The webpage is something like this:
<h2>section1</h2>
<p>article</p>
<p>article</p>
<p>article</p>
<h2>section2</h2>
<p>article</p>
<p>article</p>
<p>article</p>
How can I find each section with articles within them? That is, after finding h2, find nextsiblings
until the next h2.
If the webpage were like: (which is normally the case)
<div>
<h2>section1</h2>
<p>article</p>
<p>article</p>
<p>article</p>
</div>
<div>
<h2>section2</h2>
<p>article</p>
<p>article</p>
<p>article</p>
</div>
I can write codes like:
for section in soup.findAll('div'):
...
for post in section.findAll('p')
But what should I do with the first webpage if I want to get the same result?
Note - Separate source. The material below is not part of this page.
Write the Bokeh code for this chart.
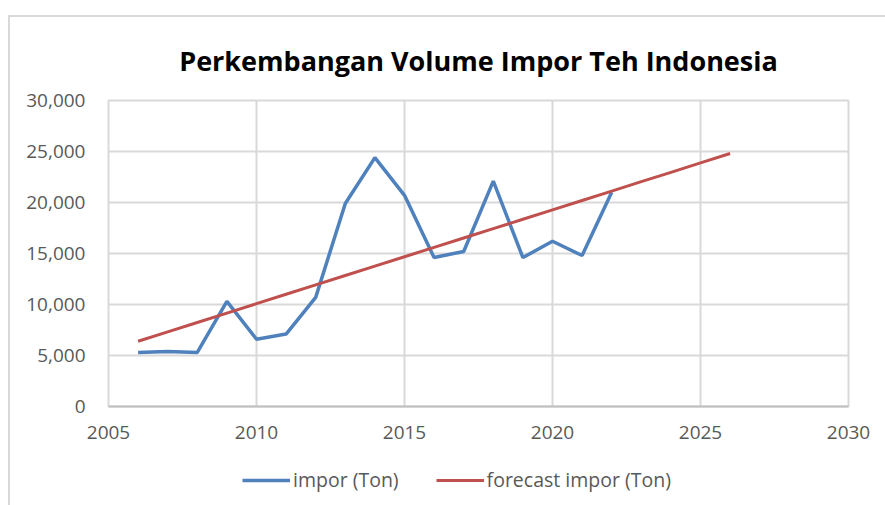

I think you can do something like this:
for section in soup.findAll('h2'):
nextNode = section
while True:
nextNode = nextNode.nextSibling
try:
tag_name = nextNode.name
except AttributeError:
tag_name = ""
if tag_name == "p":
print nextNode.string
else:
print "*****"
break
Given:
<h2>section1</h2>
<p>article1</p>
<p>article2</p>
<p>article3</p>
<h2>section2</h2>
<p>article4</p>
<p>article5</p>
<p>article6</p>
Output:
article1
article2
article3
*****
article4
article5
article6
*****